## Your instructions
Lines with "Convert this chart" and "const ruleYs = [116, 338, 467, 532, 1125, 1206, 1290];" mark the range, both included. Reproduce exactly that stretch, without pictures.

## Input rows
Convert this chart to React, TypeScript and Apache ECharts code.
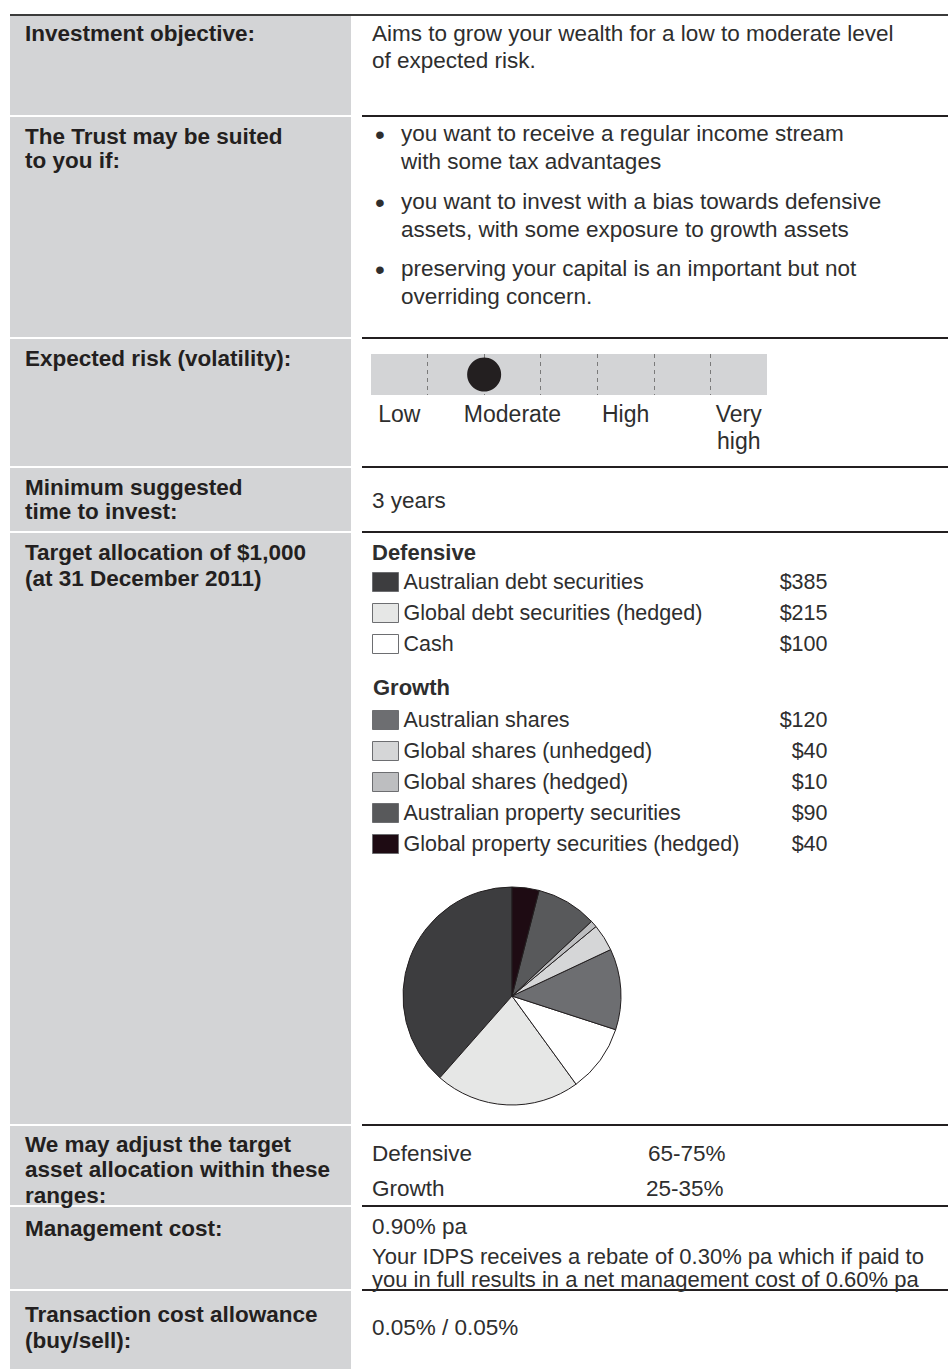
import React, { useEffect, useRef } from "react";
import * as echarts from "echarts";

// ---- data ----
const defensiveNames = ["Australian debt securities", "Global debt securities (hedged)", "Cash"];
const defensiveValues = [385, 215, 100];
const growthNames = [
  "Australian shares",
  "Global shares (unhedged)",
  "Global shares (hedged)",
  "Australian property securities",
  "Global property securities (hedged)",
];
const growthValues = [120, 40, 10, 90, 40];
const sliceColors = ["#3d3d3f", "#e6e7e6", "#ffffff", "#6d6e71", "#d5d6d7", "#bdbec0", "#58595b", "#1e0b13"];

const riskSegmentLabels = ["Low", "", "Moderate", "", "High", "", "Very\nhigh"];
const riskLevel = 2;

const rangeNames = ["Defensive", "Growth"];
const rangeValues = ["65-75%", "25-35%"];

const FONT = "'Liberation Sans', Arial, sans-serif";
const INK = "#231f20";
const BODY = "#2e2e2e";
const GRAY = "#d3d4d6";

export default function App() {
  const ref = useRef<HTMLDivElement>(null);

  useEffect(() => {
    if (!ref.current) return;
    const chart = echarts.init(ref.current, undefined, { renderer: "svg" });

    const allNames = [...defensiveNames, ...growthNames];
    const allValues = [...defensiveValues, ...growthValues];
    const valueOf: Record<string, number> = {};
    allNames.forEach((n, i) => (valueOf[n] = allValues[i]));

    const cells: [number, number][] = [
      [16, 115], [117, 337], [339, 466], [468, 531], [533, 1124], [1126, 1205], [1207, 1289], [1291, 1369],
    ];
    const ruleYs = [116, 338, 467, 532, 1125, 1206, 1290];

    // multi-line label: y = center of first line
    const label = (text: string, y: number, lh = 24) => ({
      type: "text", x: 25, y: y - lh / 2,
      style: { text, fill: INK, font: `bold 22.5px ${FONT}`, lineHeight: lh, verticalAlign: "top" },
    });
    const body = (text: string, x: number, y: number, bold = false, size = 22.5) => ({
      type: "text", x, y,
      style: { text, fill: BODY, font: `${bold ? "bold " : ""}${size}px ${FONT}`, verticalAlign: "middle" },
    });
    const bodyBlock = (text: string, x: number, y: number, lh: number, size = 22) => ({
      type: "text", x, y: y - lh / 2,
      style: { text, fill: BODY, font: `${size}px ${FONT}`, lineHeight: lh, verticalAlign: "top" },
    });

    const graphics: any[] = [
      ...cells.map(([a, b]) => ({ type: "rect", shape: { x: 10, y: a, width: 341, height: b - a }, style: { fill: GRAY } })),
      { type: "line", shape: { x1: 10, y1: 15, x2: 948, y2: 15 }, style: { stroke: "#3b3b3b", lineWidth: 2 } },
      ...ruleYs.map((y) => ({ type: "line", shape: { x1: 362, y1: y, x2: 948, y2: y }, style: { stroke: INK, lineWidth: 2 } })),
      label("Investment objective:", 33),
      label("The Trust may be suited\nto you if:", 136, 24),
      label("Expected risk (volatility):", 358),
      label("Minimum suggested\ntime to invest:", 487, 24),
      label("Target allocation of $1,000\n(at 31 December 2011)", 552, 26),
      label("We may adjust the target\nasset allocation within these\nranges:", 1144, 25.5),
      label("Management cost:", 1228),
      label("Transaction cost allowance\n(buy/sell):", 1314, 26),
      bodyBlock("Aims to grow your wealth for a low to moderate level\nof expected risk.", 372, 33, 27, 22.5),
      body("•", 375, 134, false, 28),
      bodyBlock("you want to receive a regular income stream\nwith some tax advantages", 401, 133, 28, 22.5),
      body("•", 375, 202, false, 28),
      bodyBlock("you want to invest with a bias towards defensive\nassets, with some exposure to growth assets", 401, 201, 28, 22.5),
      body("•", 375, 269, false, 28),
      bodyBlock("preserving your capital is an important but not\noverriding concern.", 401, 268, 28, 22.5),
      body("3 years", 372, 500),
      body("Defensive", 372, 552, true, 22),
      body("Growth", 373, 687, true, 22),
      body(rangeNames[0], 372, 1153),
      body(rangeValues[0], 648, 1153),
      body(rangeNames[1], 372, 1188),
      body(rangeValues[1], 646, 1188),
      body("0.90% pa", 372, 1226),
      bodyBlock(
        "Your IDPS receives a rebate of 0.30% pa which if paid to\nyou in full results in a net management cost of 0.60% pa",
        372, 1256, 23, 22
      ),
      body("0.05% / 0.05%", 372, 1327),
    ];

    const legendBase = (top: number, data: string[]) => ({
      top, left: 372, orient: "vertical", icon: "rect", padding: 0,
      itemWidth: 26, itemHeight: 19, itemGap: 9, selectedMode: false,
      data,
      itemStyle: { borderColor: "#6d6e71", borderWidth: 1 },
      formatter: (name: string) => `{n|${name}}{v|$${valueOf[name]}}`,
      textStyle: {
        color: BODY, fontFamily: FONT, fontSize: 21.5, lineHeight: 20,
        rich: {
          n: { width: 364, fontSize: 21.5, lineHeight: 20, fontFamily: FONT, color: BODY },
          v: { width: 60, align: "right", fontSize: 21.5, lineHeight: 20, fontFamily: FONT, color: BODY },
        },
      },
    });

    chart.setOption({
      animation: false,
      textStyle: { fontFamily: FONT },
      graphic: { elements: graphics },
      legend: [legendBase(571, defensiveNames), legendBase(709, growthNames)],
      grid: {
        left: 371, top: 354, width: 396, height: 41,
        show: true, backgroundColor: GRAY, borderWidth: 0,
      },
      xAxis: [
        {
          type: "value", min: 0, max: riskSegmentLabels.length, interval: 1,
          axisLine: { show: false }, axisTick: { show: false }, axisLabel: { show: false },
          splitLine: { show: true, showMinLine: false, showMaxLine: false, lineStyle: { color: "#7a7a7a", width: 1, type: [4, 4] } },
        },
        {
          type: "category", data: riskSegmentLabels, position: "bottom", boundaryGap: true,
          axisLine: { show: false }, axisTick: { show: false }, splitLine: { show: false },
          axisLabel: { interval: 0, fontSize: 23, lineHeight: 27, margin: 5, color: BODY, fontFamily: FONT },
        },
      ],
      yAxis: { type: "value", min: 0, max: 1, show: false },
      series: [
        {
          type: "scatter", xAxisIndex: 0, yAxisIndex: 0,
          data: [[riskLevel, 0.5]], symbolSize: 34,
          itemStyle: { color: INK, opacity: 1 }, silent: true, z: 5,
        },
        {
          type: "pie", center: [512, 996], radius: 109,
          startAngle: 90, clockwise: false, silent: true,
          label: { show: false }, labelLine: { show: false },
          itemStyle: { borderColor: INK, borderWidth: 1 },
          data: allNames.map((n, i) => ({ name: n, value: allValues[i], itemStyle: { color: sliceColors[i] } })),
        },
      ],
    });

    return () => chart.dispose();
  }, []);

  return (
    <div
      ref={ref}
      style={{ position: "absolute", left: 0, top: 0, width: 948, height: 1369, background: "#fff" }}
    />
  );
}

==

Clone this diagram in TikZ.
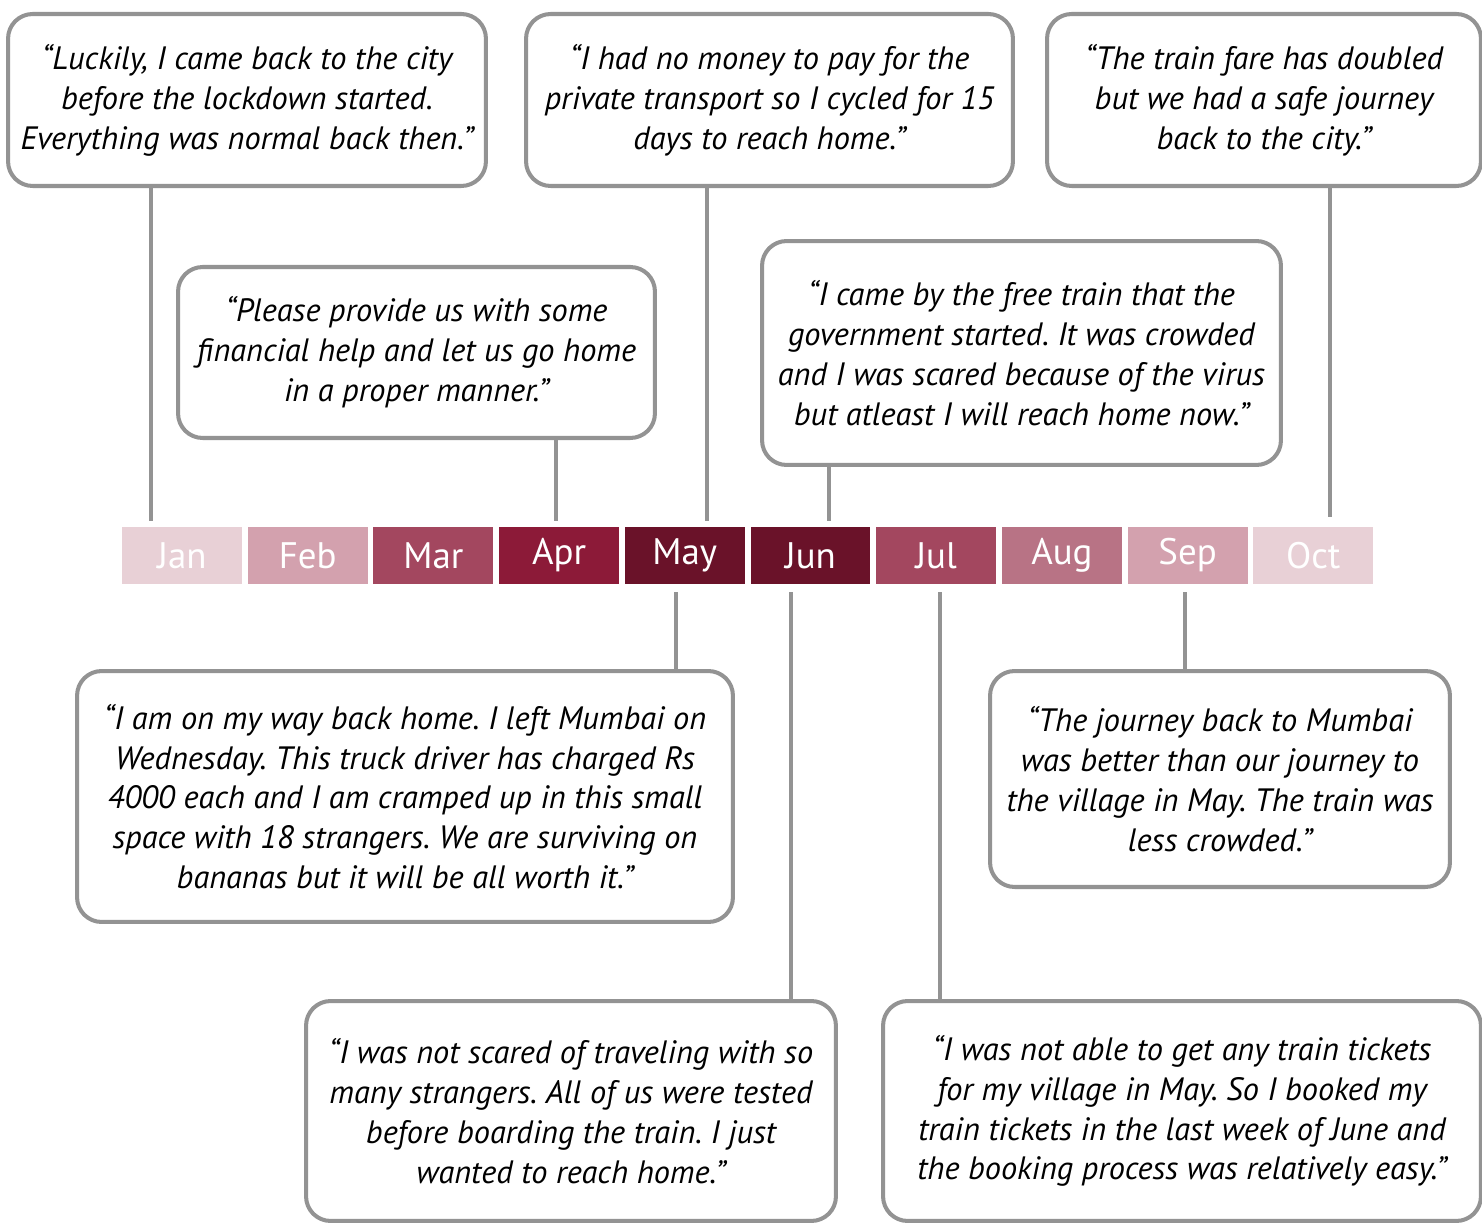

## The output
Convert this chart to React, TypeScript and Apache ECharts code.
import React, { useEffect, useRef } from "react";
import * as echarts from "echarts";

// ---- data ----
const defensiveNames = ["Australian debt securities", "Global debt securities (hedged)", "Cash"];
const defensiveValues = [385, 215, 100];
const growthNames = [
  "Australian shares",
  "Global shares (unhedged)",
  "Global shares (hedged)",
  "Australian property securities",
  "Global property securities (hedged)",
];
const growthValues = [120, 40, 10, 90, 40];
const sliceColors = ["#3d3d3f", "#e6e7e6", "#ffffff", "#6d6e71", "#d5d6d7", "#bdbec0", "#58595b", "#1e0b13"];

const riskSegmentLabels = ["Low", "", "Moderate", "", "High", "", "Very\nhigh"];
const riskLevel = 2;

const rangeNames = ["Defensive", "Growth"];
const rangeValues = ["65-75%", "25-35%"];

const FONT = "'Liberation Sans', Arial, sans-serif";
const INK = "#231f20";
const BODY = "#2e2e2e";
const GRAY = "#d3d4d6";

export default function App() {
  const ref = useRef<HTMLDivElement>(null);

  useEffect(() => {
    if (!ref.current) return;
    const chart = echarts.init(ref.current, undefined, { renderer: "svg" });

    const allNames = [...defensiveNames, ...growthNames];
    const allValues = [...defensiveValues, ...growthValues];
    const valueOf: Record<string, number> = {};
    allNames.forEach((n, i) => (valueOf[n] = allValues[i]));

    const cells: [number, number][] = [
      [16, 115], [117, 337], [339, 466], [468, 531], [533, 1124], [1126, 1205], [1207, 1289], [1291, 1369],
    ];
    const ruleYs = [116, 338, 467, 532, 1125, 1206, 1290];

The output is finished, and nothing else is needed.